Durban agrees to reach deal on CO2 emissions by 2015
International climate talks in Durban have seen India, China and US commit to a legally binding limitation on fossil fuel emissions after all participating countries have agreed to produce the UN Framework Convention on Climate Change to negotiate a new legal agreement by 2015, taking effect by 2020.
Also agreed to was the $100 billion per year Green Climate Fund to assist developing nations adapt to new emissions caps.
The agreement removes the single largest stumbling block for the US, who has hitherto refused to ratify the Kyoto Protocol while major developing nations were under no obligation to cap their emissions. It was also announced that the protocol will be expanded by a further 5 years after it expires in 2012.
There had been concern that the summit would end with no deal. The US, China and India – the world's three biggest emitters – were resisting the idea of a roadmap for a binding agreement by 2015. Both China and the US said they would not agree to a deal unless the other participated.
Binding emissions commitments made under the 1997 Kyoto protocol will continue until 2020. The first commitment period of Kyoto is scheduled to end at the end of next year. But with Russia, Canada and Japan no longer participating, it will leave the EU as the only major emitter implementing Kyoto. The second commitment period will make little difference to EU climate policy as the bloc already has its own binding targets for 2020. But it will ensure that there is no gap in the UN process up to 2020.

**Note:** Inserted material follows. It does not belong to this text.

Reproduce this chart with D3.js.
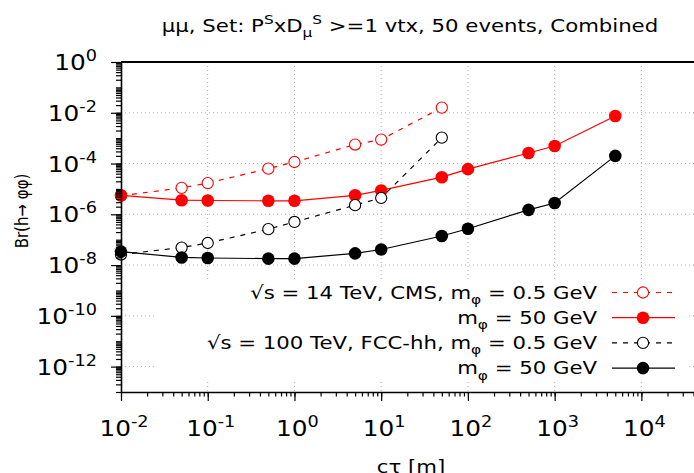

The major agreements from the talks were:
- Improved transparency and better monitoring, reporting and verification of countries' emissions reduction actions;
- Governance arrangements which will establish a new Green Climate Fund to help developing countries reduce emissions and adapt to climate change;
- Progress the REDD+ mechanism which will reward developing countries for reducing emissions from deforestation and forest degradation;
- Develop new market mechanisms to drive opportunities for low cost greenhouse gas abatement;
- An Adaptation Committee to help developing countries adapt to the impacts of climate change;
- Rules for a new Technology mechanism to speed up transfer of low pollution technologies to developing countries.